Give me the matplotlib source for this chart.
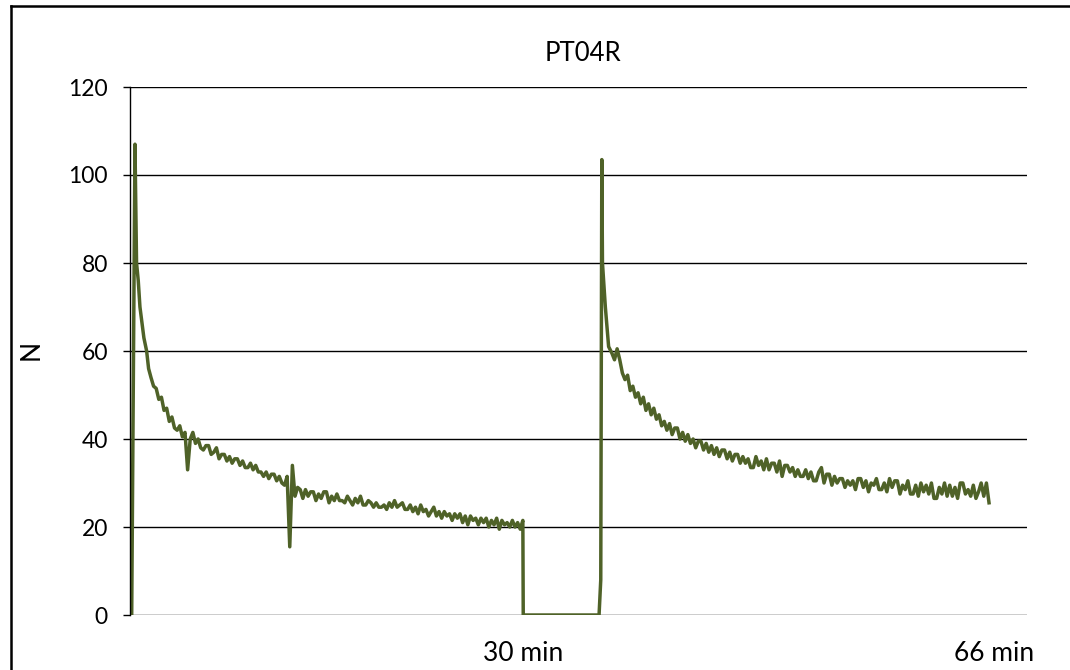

======

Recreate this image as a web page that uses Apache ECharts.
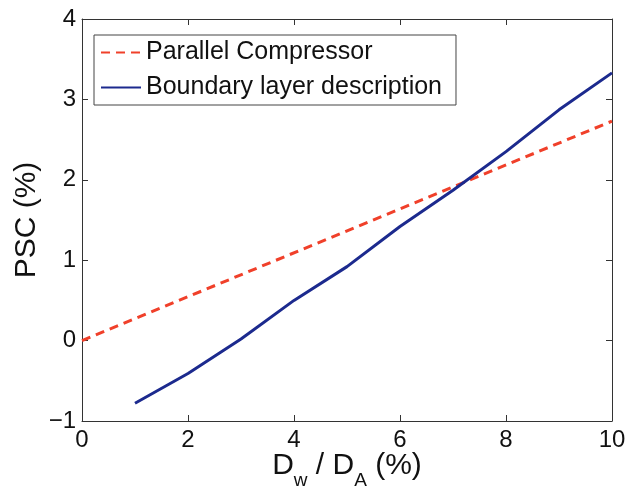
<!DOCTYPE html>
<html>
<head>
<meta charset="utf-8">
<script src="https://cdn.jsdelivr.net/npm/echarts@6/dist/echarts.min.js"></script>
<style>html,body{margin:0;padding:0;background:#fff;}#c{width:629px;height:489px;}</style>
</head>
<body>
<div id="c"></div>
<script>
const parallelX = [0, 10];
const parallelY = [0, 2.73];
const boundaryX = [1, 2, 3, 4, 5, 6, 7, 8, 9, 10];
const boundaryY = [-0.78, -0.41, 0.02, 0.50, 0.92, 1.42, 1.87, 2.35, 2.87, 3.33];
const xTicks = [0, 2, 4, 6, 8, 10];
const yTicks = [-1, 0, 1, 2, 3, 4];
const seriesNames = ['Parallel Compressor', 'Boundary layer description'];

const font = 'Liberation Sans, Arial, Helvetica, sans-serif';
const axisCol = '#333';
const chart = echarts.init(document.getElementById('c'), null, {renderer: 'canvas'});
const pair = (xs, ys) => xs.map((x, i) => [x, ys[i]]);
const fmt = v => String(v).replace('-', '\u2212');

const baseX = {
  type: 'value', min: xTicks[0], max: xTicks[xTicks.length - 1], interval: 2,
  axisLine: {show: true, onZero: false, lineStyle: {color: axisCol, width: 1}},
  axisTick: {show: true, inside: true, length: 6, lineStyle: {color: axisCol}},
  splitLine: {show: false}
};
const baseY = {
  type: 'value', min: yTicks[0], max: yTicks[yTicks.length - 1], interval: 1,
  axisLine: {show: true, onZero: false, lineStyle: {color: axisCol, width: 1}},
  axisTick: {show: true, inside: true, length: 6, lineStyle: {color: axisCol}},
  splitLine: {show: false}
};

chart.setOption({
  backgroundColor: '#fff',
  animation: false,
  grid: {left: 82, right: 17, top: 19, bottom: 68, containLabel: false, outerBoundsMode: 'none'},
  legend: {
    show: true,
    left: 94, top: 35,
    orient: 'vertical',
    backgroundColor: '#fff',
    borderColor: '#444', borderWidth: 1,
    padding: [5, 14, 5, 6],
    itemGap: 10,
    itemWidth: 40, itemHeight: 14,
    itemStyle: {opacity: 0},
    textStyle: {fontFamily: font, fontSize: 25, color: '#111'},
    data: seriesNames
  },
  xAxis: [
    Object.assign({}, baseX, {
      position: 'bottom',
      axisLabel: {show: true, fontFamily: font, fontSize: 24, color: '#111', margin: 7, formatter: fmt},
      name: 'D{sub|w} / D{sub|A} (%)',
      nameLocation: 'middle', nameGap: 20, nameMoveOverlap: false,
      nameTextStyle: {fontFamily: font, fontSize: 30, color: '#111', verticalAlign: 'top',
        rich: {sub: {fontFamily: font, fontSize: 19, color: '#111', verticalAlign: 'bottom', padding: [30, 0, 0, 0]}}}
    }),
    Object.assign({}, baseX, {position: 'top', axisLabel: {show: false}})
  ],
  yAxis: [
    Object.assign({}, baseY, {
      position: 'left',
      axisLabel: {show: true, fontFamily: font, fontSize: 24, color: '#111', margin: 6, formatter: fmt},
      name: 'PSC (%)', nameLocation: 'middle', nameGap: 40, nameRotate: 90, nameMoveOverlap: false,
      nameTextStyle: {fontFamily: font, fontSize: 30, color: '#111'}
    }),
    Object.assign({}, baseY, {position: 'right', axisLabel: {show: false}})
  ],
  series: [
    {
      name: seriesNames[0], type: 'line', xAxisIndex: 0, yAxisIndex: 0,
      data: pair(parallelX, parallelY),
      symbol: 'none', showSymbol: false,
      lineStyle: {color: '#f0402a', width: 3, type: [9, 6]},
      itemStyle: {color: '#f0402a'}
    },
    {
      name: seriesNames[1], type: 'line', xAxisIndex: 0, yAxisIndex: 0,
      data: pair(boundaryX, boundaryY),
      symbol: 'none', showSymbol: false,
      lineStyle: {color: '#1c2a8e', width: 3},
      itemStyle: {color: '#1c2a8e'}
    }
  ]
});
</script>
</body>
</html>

======

Written task >>
From the records above, copy only the lines running from the line containing "Recreate this image" to the line containing "const fmt = v", both ends included. Leave the pictures out.

Result of the exercise >>
Recreate this image as a web page that uses Apache ECharts.
<!DOCTYPE html>
<html>
<head>
<meta charset="utf-8">
<script src="https://cdn.jsdelivr.net/npm/echarts@6/dist/echarts.min.js"></script>
<style>html,body{margin:0;padding:0;background:#fff;}#c{width:629px;height:489px;}</style>
</head>
<body>
<div id="c"></div>
<script>
const parallelX = [0, 10];
const parallelY = [0, 2.73];
const boundaryX = [1, 2, 3, 4, 5, 6, 7, 8, 9, 10];
const boundaryY = [-0.78, -0.41, 0.02, 0.50, 0.92, 1.42, 1.87, 2.35, 2.87, 3.33];
const xTicks = [0, 2, 4, 6, 8, 10];
const yTicks = [-1, 0, 1, 2, 3, 4];
const seriesNames = ['Parallel Compressor', 'Boundary layer description'];

const font = 'Liberation Sans, Arial, Helvetica, sans-serif';
const axisCol = '#333';
const chart = echarts.init(document.getElementById('c'), null, {renderer: 'canvas'});
const pair = (xs, ys) => xs.map((x, i) => [x, ys[i]]);
const fmt = v => String(v).replace('-', '\u2212');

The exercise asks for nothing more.